There are a few methods of determining this. We can get ahold of all forms of fundamental data on both of them and do our due diligence based on this. We would form a personal opinion based on this information and invest accordingly.
When forming this personal opinion it’s also important to incorporate what we think the market overall believes, as we are too small as a single actor to materially impact the price direction of the stock on these companies. We will not via our investments drastically tilt the supply and demand balance of these companies.
So, if our opinion is contrary and remains contrary to what the rest of the market believes about company A and B, we might not end up making a killing. Instead, the opinion we formed from fundamental data might turn out to be incorrect.

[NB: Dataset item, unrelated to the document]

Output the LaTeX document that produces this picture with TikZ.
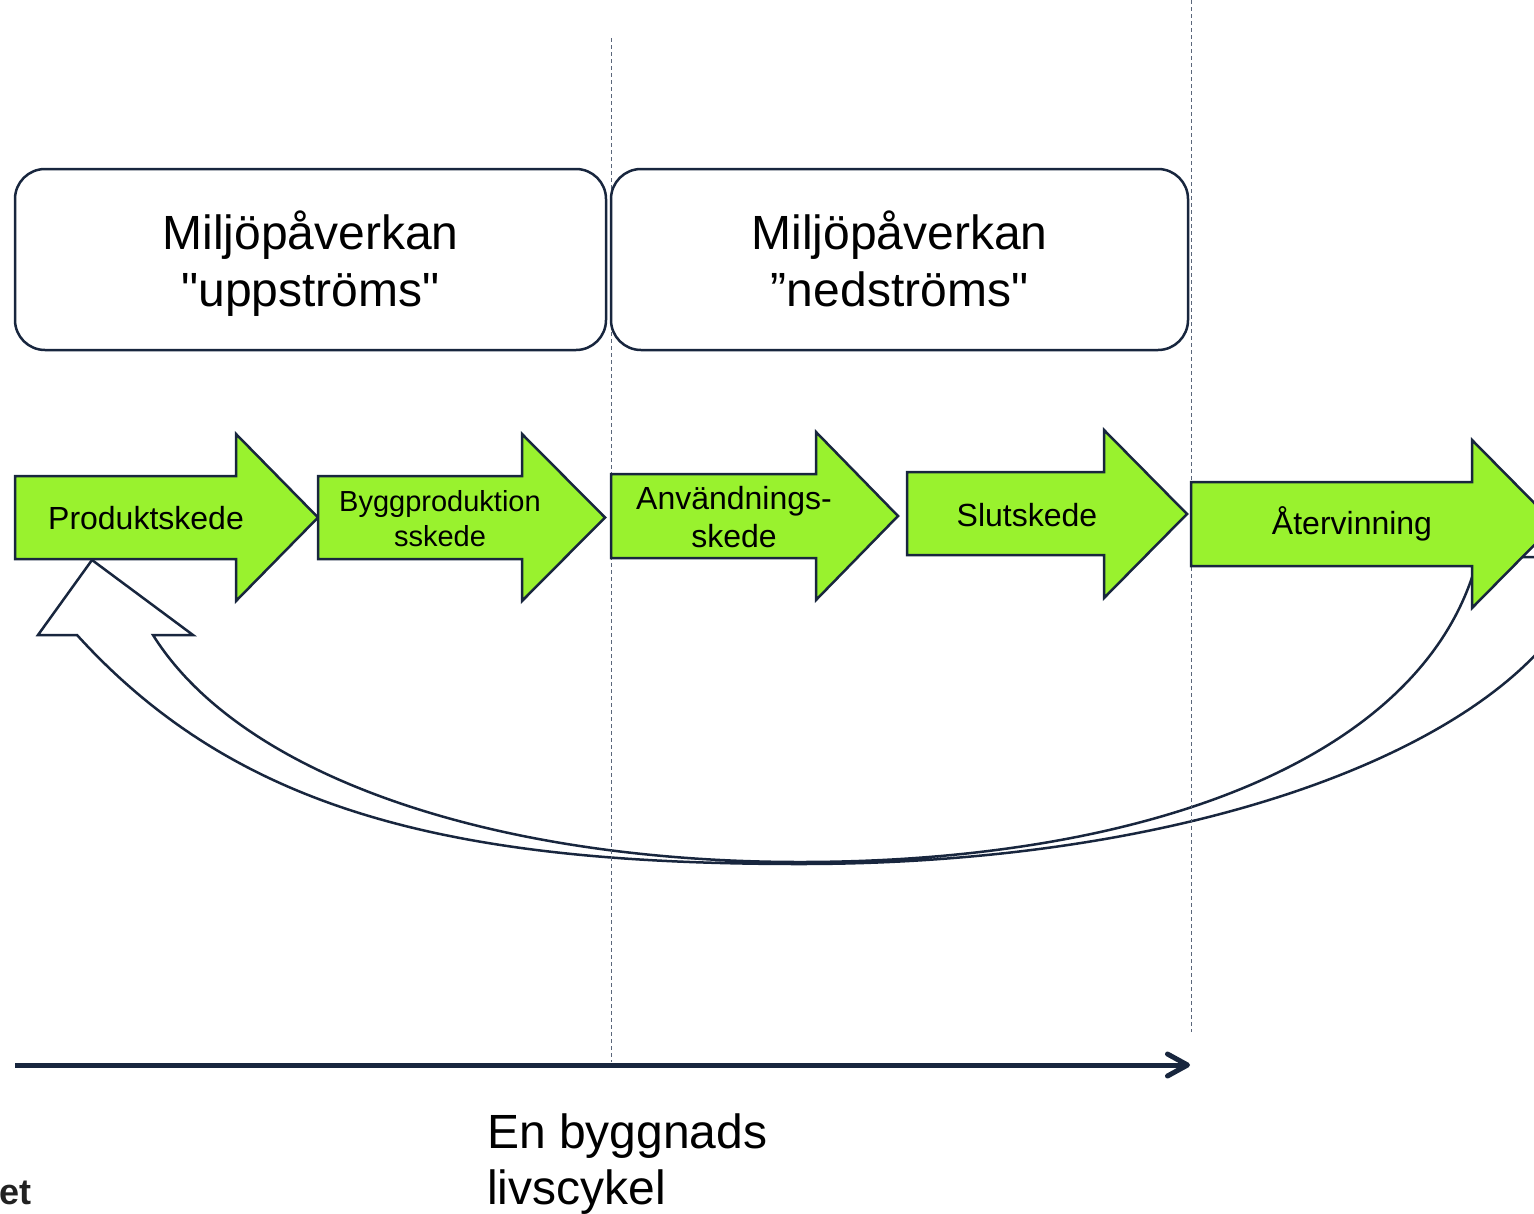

This is all part of the risk of investing of course, and there’s nothing wrong with going down this approach. However, it is not how we calculate our rank values.
Instead of analyzing fundamental data directly, we extract and analyze the conclusions made by investors. We indirectly make our conclusion off of how the market reacts to all the various companies we analyze. This is based on a completely automated and mathematical process, using in-house developed statistical models. You could maybe say we outsource our fundamental analysis by looking at how investors conclude on their own, through their market actions.
No matter your approach to determining what a good investment might be, markets go up or down for many reasons. So even if you pick a winner, it doesn’t need to imply that the price of that company goes up of course. But, if you pick winners, you would still expect them to perform better overall. So if prices go up in general, you’d expect your winner pick to go up more. And if prices go down in general, you’d expect your winner pick to go down less than the overall market. This is because all companies have a lot of the same exposures to the economy as everyone else.
This is how you should thing about the rank indicator as well. A higher rank is indicating a better potential, and our forward looking estimates tell what we think this rank will be going forward in time. Keep in mind however, that if a company ranks too high, in the top 10 range (indicated with a fire icon), we’re in the too hot territory, which indicates unreasonable expectations. These are dangerous picks, so we stick to the next 10, indicated with a thumbs up icon, as these still have some runway available.
This is how we select our winners. And while we keep doing that right, we can expect to outperform the market.